The Ramadan Newbie Guide for Expats

Profile photo of Jou Pabalate

Jou Pabalate

Regional Editorial Manager at Destination Riyadh

ramadan

By Safa Hassan

Experience the uniqueness of celebrating the holy month  in Saudi.


Expats and newcomers in Riyadh, you’ll experience a whole different way of living during the pious month of Ramadan. Here’s your much awaited Ramadan guide – the do’s, the don’ts and everything in between.

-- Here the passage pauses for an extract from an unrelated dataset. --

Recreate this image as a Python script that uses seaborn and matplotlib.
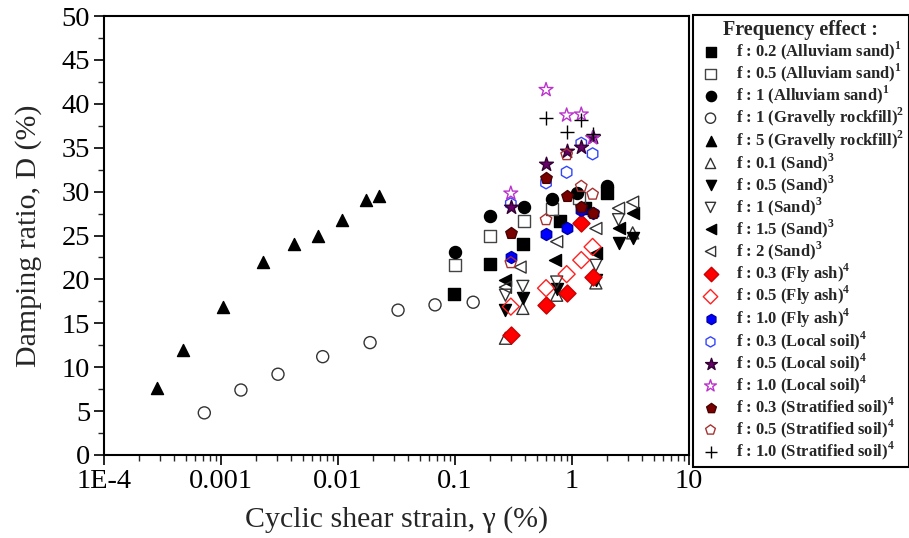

  1. Traffic is the worst 30-60 minutes before sunset (Maghrib prayer) during Ramadan. That is the rush hour as everyone is trying to get home or to a restaurant in order to break their fast on time. Plan your city travels appropriately!
  2. Offices reduce working hours to provide ease to employees. That means you get to spend more time with family & family. The only downside to this rule is the delay in all government related tasks due to shorter hours. In case you’re planning to travel, make sure all your paperwork is done well in advance.
  3. Speaking of travelling – book your June flights in advance because people travel a lot around Eid time!
  4. Enjoy the local Ramadan specialty at restaurants or iftar tents set up by major hotels. Your taste buds will thank you!
  5. Shopping malls, restaurants and supermarkets are open till 2-3 a.m. Once you get the taste of midnight shopping mayhem, you’ll never want to let it go! Exploit the Ramadan and Eid sales!
  6. If you’re a nocturnal or a midnight-snack kind of person, Ramadan is the time where you can feast all night till the first light! Most of the restaurants are open up to 3 a.m or Fajr time.
  7. Accept invitations and experience an iftar. This is an opportunity for you to learn more about the traditions of the country you live in.

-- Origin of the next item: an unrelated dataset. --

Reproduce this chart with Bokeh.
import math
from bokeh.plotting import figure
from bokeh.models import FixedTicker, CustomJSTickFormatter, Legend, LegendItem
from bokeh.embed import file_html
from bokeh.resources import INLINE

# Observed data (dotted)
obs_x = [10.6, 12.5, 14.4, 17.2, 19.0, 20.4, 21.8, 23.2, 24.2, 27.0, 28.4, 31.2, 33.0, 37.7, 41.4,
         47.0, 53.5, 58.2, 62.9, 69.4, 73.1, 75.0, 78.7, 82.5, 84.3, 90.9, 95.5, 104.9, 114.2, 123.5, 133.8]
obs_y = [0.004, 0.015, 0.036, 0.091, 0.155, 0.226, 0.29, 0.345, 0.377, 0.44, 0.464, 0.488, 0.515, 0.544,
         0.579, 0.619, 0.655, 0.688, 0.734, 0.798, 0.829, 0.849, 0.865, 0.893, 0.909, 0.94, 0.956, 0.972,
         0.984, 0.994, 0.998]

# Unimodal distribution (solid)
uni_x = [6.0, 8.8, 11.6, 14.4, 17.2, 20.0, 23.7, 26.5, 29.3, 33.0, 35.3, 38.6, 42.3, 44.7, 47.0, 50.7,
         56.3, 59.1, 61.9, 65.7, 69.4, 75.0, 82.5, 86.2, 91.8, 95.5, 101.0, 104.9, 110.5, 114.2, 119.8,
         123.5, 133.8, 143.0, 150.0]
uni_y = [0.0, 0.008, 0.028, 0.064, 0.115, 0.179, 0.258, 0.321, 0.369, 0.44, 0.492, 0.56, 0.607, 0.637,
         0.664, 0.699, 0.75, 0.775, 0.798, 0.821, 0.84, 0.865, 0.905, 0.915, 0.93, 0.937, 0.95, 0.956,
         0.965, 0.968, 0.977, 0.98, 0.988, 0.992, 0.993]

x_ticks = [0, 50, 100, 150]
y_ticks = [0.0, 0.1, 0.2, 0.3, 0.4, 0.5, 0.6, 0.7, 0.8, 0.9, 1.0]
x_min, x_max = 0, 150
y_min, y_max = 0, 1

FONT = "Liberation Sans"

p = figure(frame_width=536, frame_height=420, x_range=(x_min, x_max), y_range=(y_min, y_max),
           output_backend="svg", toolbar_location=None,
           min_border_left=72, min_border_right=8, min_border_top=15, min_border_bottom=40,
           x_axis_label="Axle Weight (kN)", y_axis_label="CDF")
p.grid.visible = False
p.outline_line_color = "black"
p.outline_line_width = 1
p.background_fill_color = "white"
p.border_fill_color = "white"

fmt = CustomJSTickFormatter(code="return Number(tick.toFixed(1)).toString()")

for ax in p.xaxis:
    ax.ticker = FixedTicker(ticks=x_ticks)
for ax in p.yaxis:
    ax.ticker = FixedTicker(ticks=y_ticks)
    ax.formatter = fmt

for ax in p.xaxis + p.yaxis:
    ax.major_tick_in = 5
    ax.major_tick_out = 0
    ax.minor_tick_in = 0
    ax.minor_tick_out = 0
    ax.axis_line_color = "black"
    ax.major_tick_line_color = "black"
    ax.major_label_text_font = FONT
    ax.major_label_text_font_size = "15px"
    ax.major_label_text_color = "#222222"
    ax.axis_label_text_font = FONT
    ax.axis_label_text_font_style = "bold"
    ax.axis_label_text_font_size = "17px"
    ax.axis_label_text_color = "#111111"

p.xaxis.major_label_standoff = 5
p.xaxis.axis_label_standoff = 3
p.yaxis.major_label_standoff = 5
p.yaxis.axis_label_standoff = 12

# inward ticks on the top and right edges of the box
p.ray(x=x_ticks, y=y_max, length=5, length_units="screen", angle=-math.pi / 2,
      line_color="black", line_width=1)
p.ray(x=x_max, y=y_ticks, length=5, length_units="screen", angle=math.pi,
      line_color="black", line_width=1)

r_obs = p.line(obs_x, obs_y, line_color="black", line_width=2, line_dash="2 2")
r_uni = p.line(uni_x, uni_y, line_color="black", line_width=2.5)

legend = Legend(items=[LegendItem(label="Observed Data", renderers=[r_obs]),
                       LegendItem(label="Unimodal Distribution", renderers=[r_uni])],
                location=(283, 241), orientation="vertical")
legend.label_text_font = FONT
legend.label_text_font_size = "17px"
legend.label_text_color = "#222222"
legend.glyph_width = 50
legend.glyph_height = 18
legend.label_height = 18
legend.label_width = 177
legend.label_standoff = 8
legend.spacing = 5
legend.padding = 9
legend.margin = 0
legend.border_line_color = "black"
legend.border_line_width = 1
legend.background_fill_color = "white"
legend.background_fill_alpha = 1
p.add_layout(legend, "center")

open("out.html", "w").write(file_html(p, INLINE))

Or you can even throw an iftar party for your Muslim friends.

Be Thoughtful & Sympathetic

  • You’re living in a country where almost everyone is fasting, so eating publicly isn’t exactly considered great. If you have to eat just avoid crowded places!
  • Since it is a holy month, turning down the volume of the songs down isn’t just a wise move; it’s the respectful thing to do.
  • As a considerate human, greet your Muslim colleagues or friends with ‘Ramadan Kareem,’ they’ll be thankful!